▶ [Aim of the task]:
Retype exactly what runs from the first line of the data to the line with "(0,0) rectangle (583,774);", keeping both of those lines and skipping pictures.

▶ [Given data]:
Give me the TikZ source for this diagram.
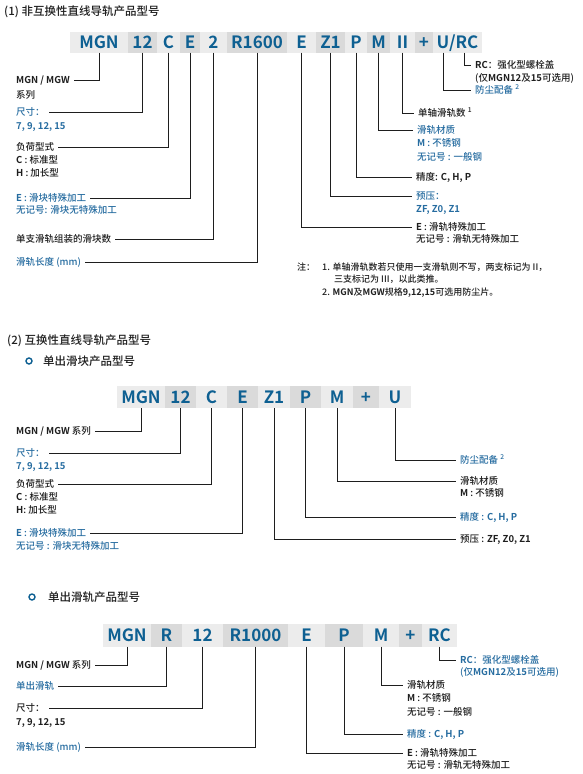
\documentclass[tikz,border=0pt]{standalone}
\usepackage{fontspec}
\setmainfont{Noto Sans CJK SC Medium}[BoldFont={Noto Sans CJK SC Bold}]
\usepackage{xcolor}

\definecolor{codeblue}{RGB}{14,96,146}
\definecolor{textblue}{RGB}{38,108,160}
\definecolor{inkgray}{RGB}{30,30,30}
\definecolor{seglight}{RGB}{236,236,236}
\definecolor{segdark}{RGB}{218,218,218}

\begin{document}
\begin{tikzpicture}[x=1pt, y=-1pt,
    seg/.style={inner sep=0pt, minimum height=21, text height=12.5pt, text depth=0pt,
        font=\fontsize{17}{17}\selectfont\bfseries, text=codeblue},
    lt/.style={seg, fill=seglight},
    dk/.style={seg, fill=segdark},
    lab/.style={anchor=west, inner xsep=4pt, inner ysep=0pt, text height=8pt, text depth=1.2pt,
        font=\fontsize{9.5}{10}\selectfont, text=inkgray},
    blab/.style={lab, text=textblue},
    note/.style={lab, inner xsep=0pt, font=\fontsize{9}{10}\selectfont},
    head/.style={anchor=west, inner sep=0pt, font=\fontsize{11.5}{12}\selectfont, text=inkgray},
    dot/.style={circle, draw=codeblue, line width=1.4pt, minimum size=6, inner sep=0pt},
    lead/.style={line width=1pt, inkgray}]

    \useasboundingbox (0,0) rectangle (583,774);

    % (1) Non-interchangeable type
    \node[head] (h-one) at (4,12) {(1) 非互换性直线导轨产品型号};

    % Code bar
    \node[lt, minimum width=58] (a-mgn)   at (99,42)    {MGN};
    \node[dk, minimum width=29] (a-size)  at (142.5,42) {12};
    \node[lt, minimum width=23] (a-load)  at (168.5,42) {C};
    \node[dk, minimum width=20] (a-blk)   at (190,42)   {E};
    \node[lt, minimum width=27] (a-num)   at (213.5,42) {2};
    \node[dk, minimum width=60] (a-len)   at (257,42)   {R1600};
    \node[lt, minimum width=29] (a-rail)  at (301.5,42) {E};
    \node[dk, minimum width=29] (a-pre)   at (330.5,42) {Z1};
    \node[lt, minimum width=22] (a-acc)   at (356,42)   {P};
    \node[dk, minimum width=23] (a-mat)   at (378.5,42) {M};
    \node[lt, minimum width=25] (a-axis)  at (402.5,42) {II};
    \node[dk, minimum width=18] (a-plus)  at (424,42)   {+};
    \node[lt, minimum width=49] (a-urc)   at (457.5,42) {U/RC};
    \coordinate (a-u)  at (443,52.5);
    \coordinate (a-rc) at (464,52.5);

    % Left labels
    \node[lab]  (a-series) at (12,80)  {\textbf{MGN / MGW}};
    \node[lab]  (a-series2) at (12,95) {系列};
    \node[blab] (a-sizel)  at (12,112) {尺寸：};
    \node[blab] (a-sizel2) at (12,126) {\textbf{7, 9, 12, 15}};
    \node[lab]  (a-loadl)  at (12,147) {负荷型式};
    \node[lab]  (a-loadl2) at (12,160) {\textbf{C} : 标准型};
    \node[lab]  (a-loadl3) at (12,173) {\textbf{H} : 加长型};
    \node[blab] (a-blkl)   at (12,198) {\textbf{E} : 滑块特殊加工};
    \node[blab] (a-blkl2)  at (12,210) {无记号: 滑块无特殊加工};
    \node[lab]  (a-numl)   at (12,239) {单支滑轨组装的滑块数};
    \node[blab] (a-lenl)   at (12,262) {滑轨长度 (mm)};

    % Right labels
    \node[lab]  (a-rcl)    at (471,65)  {\textbf{RC}：强化型螺栓盖};
    \node[lab]  (a-rcl2)   at (471,78)  {(仅\textbf{MGN12}及\textbf{15}可选用)};
    \node[blab] (a-dust)   at (471,90)  {防尘配备 \textsuperscript{2}};
    \node[lab]  (a-axisl)  at (414,113) {单轴滑轨数 \textsuperscript{1}};
    \node[blab] (a-matl)   at (413,130) {滑轨材质};
    \node[blab] (a-matl2)  at (413,143) {\textbf{M} : 不锈钢};
    \node[blab] (a-matl3)  at (413,157) {无记号 : 一般钢};
    \node[lab]  (a-accl)   at (412,177) {精度: \textbf{C, H, P}};
    \node[blab] (a-prel)   at (412,196) {预压：};
    \node[blab] (a-prel2)  at (412,209) {\textbf{ZF, Z0, Z1}};
    \node[lab]  (a-raill)  at (412,227) {\textbf{E} : 滑轨特殊加工};
    \node[lab]  (a-raill2) at (412,239) {无记号 : 滑轨无特殊加工};

    % Leaders
    \draw[lead] (a-mgn.south)  |- (a-series.east);
    \draw[lead] (a-size.south) |- (a-sizel.east);
    \draw[lead] (a-load.south) |- (a-loadl.east);
    \draw[lead] (a-blk.south)  |- (a-blkl.east);
    \draw[lead] (a-num.south)  |- (a-numl.east);
    \draw[lead] (a-len.south)  |- (a-lenl.east);
    \draw[lead] (a-rc)         |- (a-rcl.west);
    \draw[lead] (a-u)          |- (a-dust.west);
    \draw[lead] (a-axis.south) |- (a-axisl.west);
    \draw[lead] (a-mat.south)  |- (a-matl.west);
    \draw[lead] (a-acc.south)  |- (a-accl.west);
    \draw[lead] (a-pre.south)  |- (a-prel.west);
    \draw[lead] (a-rail.south) |- (a-raill.west);

    % Notes
    \node[note] (n-mark)  at (297,267) {注：};
    \node[note] (n-one)   at (322,267) {1. 单轴滑轨数若只使用一支滑轨则不写，两支标记为 II，};
    \node[note] (n-one2)  at (334,279) {三支标记为 III，以此类推。};
    \node[note] (n-two)   at (322,292) {2. \textbf{MGN}及\textbf{MGW}规格\textbf{9,12,15}可选用防尘片。};

    % (2) Interchangeable type
    \node[head] (h-two) at (7,341) {(2) 互换性直线导轨产品型号};
    \node[dot]  (b-dot) at (29,361) {};
    \node[head] (h-blk) at (43,361) {单出滑块产品型号};

    \node[lt, minimum width=48, minimum height=22] (b-mgn)  at (141,397)   {MGN};
    \node[dk, minimum width=31, minimum height=22] (b-size) at (180.5,397) {12};
    \node[lt, minimum width=31, minimum height=22] (b-load) at (211.5,397) {C};
    \node[dk, minimum width=31, minimum height=22] (b-blk)  at (242.5,397) {E};
    \node[lt, minimum width=32, minimum height=22] (b-pre)  at (274,397)   {Z1};
    \node[dk, minimum width=31, minimum height=22] (b-acc)  at (305.5,397) {P};
    \node[lt, minimum width=32, minimum height=22] (b-mat)  at (337,397)   {M};
    \node[dk, minimum width=26, minimum height=22] (b-plus) at (366,397)   {+};
    \node[lt, minimum width=32, minimum height=22] (b-dust) at (395,397)   {U};

    \node[lab]  (b-series) at (12,431) {\textbf{MGN / MGW} 系列};
    \node[blab] (b-sizel)  at (12,453) {尺寸：};
    \node[blab] (b-sizel2) at (12,466) {\textbf{7, 9, 12, 15}};
    \node[lab]  (b-loadl)  at (12,484) {负荷型式};
    \node[lab]  (b-loadl2) at (12,497) {\textbf{C} : 标准型};
    \node[lab]  (b-loadl3) at (12,510) {\textbf{H}: 加长型};
    \node[blab] (b-blkl)   at (12,533) {\textbf{E} : 滑块特殊加工};
    \node[blab] (b-blkl2)  at (12,546) {无记号 : 滑块无特殊加工};

    \node[blab] (b-dustl)  at (456,460) {防尘配备 \textsuperscript{2}};
    \node[lab]  (b-matl)   at (456,481) {滑轨材质};
    \node[lab]  (b-matl2)  at (456,493) {\textbf{M} : 不锈钢};
    \node[blab] (b-accl)   at (456,517) {精度 : \textbf{C, H, P}};
    \node[lab]  (b-prel)   at (456,539) {预压 : \textbf{ZF, Z0, Z1}};

    \draw[lead] (b-mgn.south)  |- (b-series.east);
    \draw[lead] (b-size.south) |- (b-sizel.east);
    \draw[lead] (b-load.south) |- (b-loadl.east);
    \draw[lead] (b-blk.south)  |- (b-blkl.east);
    \draw[lead] (b-dust.south) |- (b-dustl.west);
    \draw[lead] (b-mat.south)  |- (b-matl.west);
    \draw[lead] (b-acc.south)  |- (b-accl.west);
    \draw[lead] (b-pre.south)  |- (b-prel.west);

    % Single rail
    \node[dot]  (c-dot)  at (32,597) {};
    \node[head] (h-rail) at (48,597) {单出滑轨产品型号};

    \node[lt, minimum width=48, minimum height=23] (c-mgn)  at (127,635)   {MGN};
    \node[dk, minimum width=31, minimum height=23] (c-type) at (166.5,635) {R};
    \node[lt, minimum width=41, minimum height=23] (c-size) at (202.5,635) {12};
    \node[dk, minimum width=65, minimum height=23] (c-len)  at (255.5,635) {R1000};
    \node[lt, minimum width=37, minimum height=23] (c-rail) at (306.5,635) {E};
    \node[dk, minimum width=38, minimum height=23] (c-acc)  at (344,635)   {P};
    \node[lt, minimum width=36, minimum height=23] (c-mat)  at (381,635)   {M};
    \node[dk, minimum width=23, minimum height=23] (c-plus) at (410.5,635) {+};
    \node[lt, minimum width=35, minimum height=23] (c-rc)   at (439.5,635) {RC};

    \node[lab]  (c-series) at (12,665) {\textbf{MGN / MGW} 系列};
    \node[blab] (c-typel)  at (12,686) {单出滑轨};
    \node[lab]  (c-sizel)  at (12,708) {尺寸：};
    \node[lab]  (c-sizel2) at (12,722) {\textbf{7, 9, 12, 15}};
    \node[blab] (c-lenl)   at (12,747) {滑轨长度 (mm)};

    \node[blab] (c-rcl)    at (456,660) {\textbf{RC}：强化型螺栓盖};
    \node[blab] (c-rcl2)   at (456,672) {(仅\textbf{MGN12}及\textbf{15}可选用)};
    \node[lab]  (c-matl)   at (403,685) {滑轨材质};
    \node[lab]  (c-matl2)  at (403,698) {\textbf{M} : 不锈钢};
    \node[lab]  (c-matl3)  at (403,712) {无记号 : 一般钢};
    \node[blab] (c-accl)   at (403,734) {精度 : \textbf{C, H, P}};
    \node[lab]  (c-raill)  at (403,753) {\textbf{E} : 滑轨特殊加工};
    \node[lab]  (c-raill2) at (403,765) {无记号 : 滑轨无特殊加工};

    \draw[lead] (c-mgn.south)  |- (c-series.east);
    \draw[lead] (c-type.south) |- (c-typel.east);
    \draw[lead] (c-size.south) |- (c-sizel.east);
    \draw[lead] (c-len.south)  |- (c-lenl.east);
    \draw[lead] (c-rc.south)   |- (c-rcl.west);
    \draw[lead] (c-mat.south)  |- (c-matl.west);
    \draw[lead] (c-acc.south)  |- (c-accl.west);
    \draw[lead] (c-rail.south) |- (c-raill.west);
\end{tikzpicture}
\end{document}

▶ [Answer for the task]:
Give me the TikZ source for this diagram.
\documentclass[tikz,border=0pt]{standalone}
\usepackage{fontspec}
\setmainfont{Noto Sans CJK SC Medium}[BoldFont={Noto Sans CJK SC Bold}]
\usepackage{xcolor}

\definecolor{codeblue}{RGB}{14,96,146}
\definecolor{textblue}{RGB}{38,108,160}
\definecolor{inkgray}{RGB}{30,30,30}
\definecolor{seglight}{RGB}{236,236,236}
\definecolor{segdark}{RGB}{218,218,218}

\begin{document}
\begin{tikzpicture}[x=1pt, y=-1pt,
    seg/.style={inner sep=0pt, minimum height=21, text height=12.5pt, text depth=0pt,
        font=\fontsize{17}{17}\selectfont\bfseries, text=codeblue},
    lt/.style={seg, fill=seglight},
    dk/.style={seg, fill=segdark},
    lab/.style={anchor=west, inner xsep=4pt, inner ysep=0pt, text height=8pt, text depth=1.2pt,
        font=\fontsize{9.5}{10}\selectfont, text=inkgray},
    blab/.style={lab, text=textblue},
    note/.style={lab, inner xsep=0pt, font=\fontsize{9}{10}\selectfont},
    head/.style={anchor=west, inner sep=0pt, font=\fontsize{11.5}{12}\selectfont, text=inkgray},
    dot/.style={circle, draw=codeblue, line width=1.4pt, minimum size=6, inner sep=0pt},
    lead/.style={line width=1pt, inkgray}]

    \useasboundingbox (0,0) rectangle (583,774);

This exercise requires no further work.